During the investigation, they are shown to have witnessed unscrupulous activities, including agents lying to surveyors about the value of other properties that had sold in an area, so that buyers would potentially pay more than they should. In another instance, buyers are encouraged by an agency to sign up to a firm of financial advisers, who pass their apparently confidential financial details back to the agency so that they can see how much clients can be pushed to spend on properties.
The agent who is shown providing a fake passport to an undercover reporter, is also filmed supplying other false documents to aid with the mortgage application, a service for which he accepts a separate cash payment.
Employees also describe how sellers can be lured to sign up to an agency with the promise of a high asking price, only to be subsequently encouraged to lower their expectations following false low bids placed by the agents.
Agents are also shown lying to vendors about real bids, initially lowering their value so that the seller is led to believe that they have gained a good deal when the true price of the bid is eventually quoted.
In an illegal practice, an agent is shown acknowledging instances of flyboarding — putting up “For Sale” posters at properties not actually on the agency’s books.
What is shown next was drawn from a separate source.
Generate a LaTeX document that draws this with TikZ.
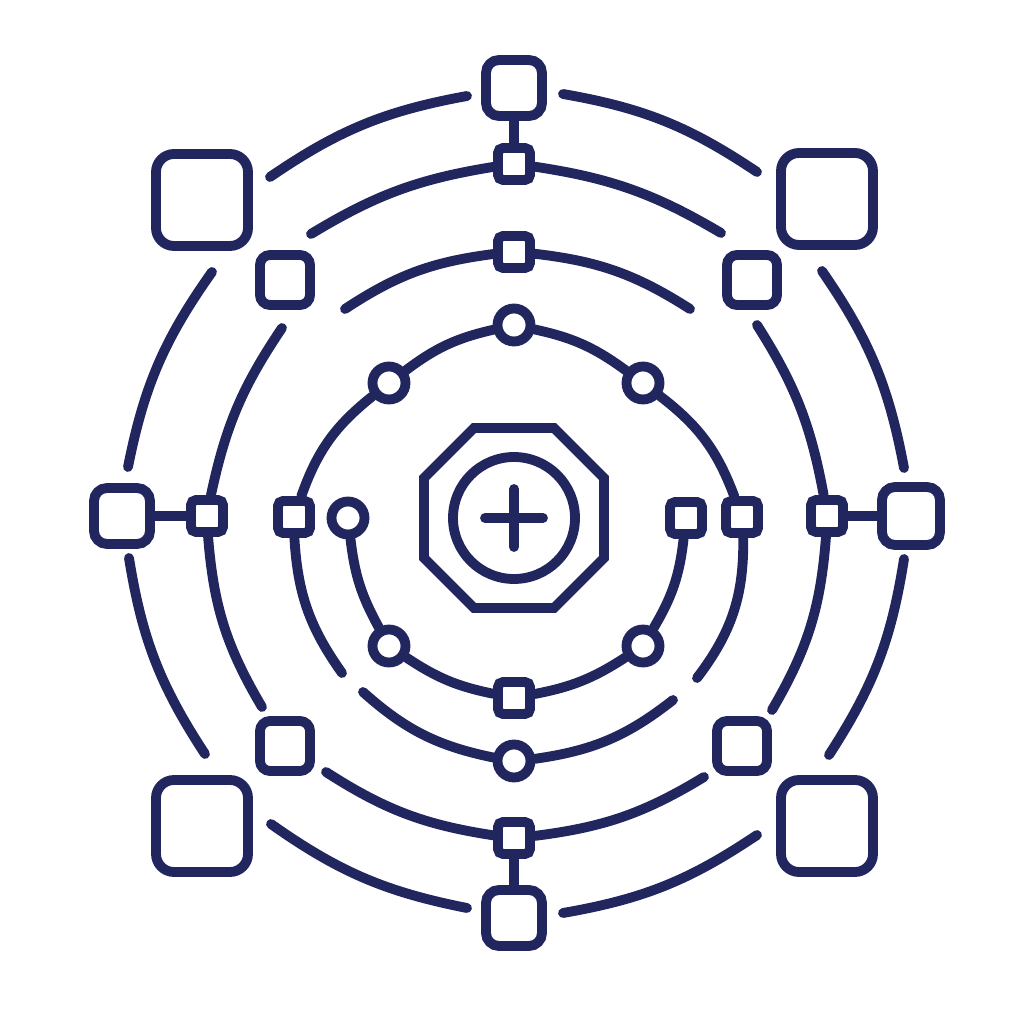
\documentclass[tikz,border=0pt]{standalone}
\definecolor{inkblue}{HTML}{22265E}
\tikzset{ring box/.style={draw, rectangle, rounded corners=0.5mm, minimum size=3.2mm, inner sep=0pt},
    hub box/.style={draw, rectangle, rounded corners=1.3mm, minimum size=5.6mm, inner sep=0pt},
    corner box/.style={draw, rectangle, rounded corners=1.8mm, minimum size=9.2mm, inner sep=0pt},
    side box/.style={draw, rectangle, rounded corners=1mm, minimum size=5mm, inner sep=0pt},
    joint/.style={draw, circle, minimum size=3.3mm, inner sep=0pt}}

\begin{document}
\begin{tikzpicture}[x=0.1mm, y=0.1mm, line width=2.8pt, color=inkblue, line cap=round]
\useasboundingbox (-512,-512) rectangle (512,512);

% hub and spokes
\node[hub box] (tB) at (2,424) {};
\node[ring box] (t4) at (2,348) {};
\node[ring box] (t3) at (2,260) {};
\node[joint] (t2) at (2,187) {};
\node[ring box] (b1) at (2,-186) {};
\node[joint] (b3) at (2,-249) {};
\node[ring box] (b4) at (2,-326) {};
\node[hub box] (bB) at (2,-406) {};
\node[hub box] (lB) at (-390,-4) {};
\node[ring box] (l4) at (-305,-4) {};
\node[ring box] (l3) at (-218,-5) {};
\node[joint] (l1) at (-164,-6) {};
\node[ring box] (r1) at (174,-6) {};
\node[ring box] (r3) at (230,-5) {};
\node[ring box] (r4) at (315,-4) {};
\node[hub box, minimum size=5.8mm] (rB) at (399,-4) {};
\node[joint] (c2a) at (-123,129) {};
\node[joint] (c2b) at (131,129) {};
\node[joint] (c1a) at (-123,-134) {};
\node[joint] (c1b) at (131,-134) {};

% corners
\node[corner box] (TL) at (-310,312) {};
\node[corner box] (TR) at (315,313) {};
\node[corner box] (BL) at (-310,-314) {};
\node[corner box] (BR) at (315,-314) {};
\node[side box] (tl) at (-227,232) {};
\node[side box] (tr) at (240,232) {};
\node[side box] (bl) at (-227,-234) {};
\node[side box] (br) at (230,-234) {};

% core
\node[circle, draw, minimum size=12.2mm, inner sep=0pt] (core) at (2,-6) {};
\draw (-38,84) -- (42,84) -- (92,34) -- (92,-46) -- (42,-96) -- (-38,-96) -- (-88,-46) -- (-88,34) -- cycle;
\draw (-27,-6) -- (31,-6);
\draw (2,23) -- (2,-35);

% outer ring
\coordinate (o1) at (-242,335);
\coordinate (o2) at (-45,416);
\coordinate (o3) at (51,418);
\coordinate (o4) at (245,340);
\coordinate (o5) at (310,241);
\coordinate (o6) at (392,44);
\coordinate (o7) at (392,-47);
\coordinate (o8) at (317,-243);
\coordinate (o9) at (245,-323);
\coordinate (o10) at (51,-401);
\coordinate (o11) at (-45,-396);
\coordinate (o12) at (-241,-312);
\coordinate (o13) at (-307,-242);
\coordinate (o14) at (-383,-46);
\coordinate (o15) at (-384,45);
\coordinate (o16) at (-300,240);
\draw (o1) to[bend left=12] (o2);
\draw (o3) to[bend left=12] (o4);
\draw (o5) to[bend left=12] (o6);
\draw (o7) to[bend left=12] (o8);
\draw (o9) to[bend left=12] (o10);
\draw (o11) to[bend left=12] (o12);
\draw (o13) to[bend left=12] (o14);
\draw (o15) to[bend left=12] (o16);

% second ring
\coordinate (m1) at (-201,278);
\coordinate (m2) at (209,279);
\coordinate (m3) at (245,187);
\coordinate (m4) at (260,-198);
\coordinate (m5) at (192,-265);
\coordinate (m6) at (-186,-260);
\coordinate (m7) at (-250,-195);
\coordinate (m8) at (-230,184);
\draw (m1) to[bend left=11] (t4);
\draw (t4) to[bend left=11] (m2);
\draw (m3) to[bend left=11] (r4);
\draw (r4) to[bend left=13] (m4);
\draw (m5) to[bend left=12] (b4);
\draw (b4) to[bend left=12] (m6);
\draw (m7) to[bend left=13] (l4);
\draw (l4) to[bend left=11] (m8);

% third ring
\coordinate (n1) at (-167,203);
\coordinate (n2) at (178,203);
\coordinate (n3) at (161,-188);
\coordinate (n4) at (-149,-180);
\draw (n1) to[bend left=13] (t3);
\draw (t3) to[bend left=13] (n2);
\draw (n3) to[bend left=15] (b3);
\draw (b3) to[bend left=15] (n4);

% joints ring
\coordinate (p1) at (185,-166);
\coordinate (p2) at (-170,-161);
\draw (p2) to[bend left=16] (l3);
\draw (l3) to[bend left=16] (c2a);
\draw (c2a) to[bend left=12] (t2);
\draw (t2) to[bend left=12] (c2b);
\draw (c2b) to[bend left=16] (r3);
\draw (r3) to[bend left=19] (p1);
\draw (r1) to[bend left=12] (c1b);
\draw (c1b) to[bend left=11] (b1);
\draw (b1) to[bend left=11] (c1a);
\draw (c1a) to[bend left=11] (l1);

% stems
\draw (tB) -- (t4);
\draw (bB) -- (b4);
\draw (lB) -- (l4);
\draw (rB) -- (r4);

\end{tikzpicture}
\end{document}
Elsewhere, an agent claims he can sell a property to a developer — one of the whistleblowers — at a price much lower than its actual value, in exchange for a personal payment of £10,000.
Anna Adams, one of the reporters involved in the investigation, said: “I found the practices used by some estate agents really shocking. Clients are often paying them thousands of pounds in fees so this brings into question whether agents really are acting in their clients’ best interests.”
An OFT spokeswoman said that unfair and unethical practice within the industry was prominent and well-known. “For many people it is the biggest transaction of their lives and if it goes wrong, it can go horribly wrong. There are plenty of horror stories that we have heard about,” she told The Times.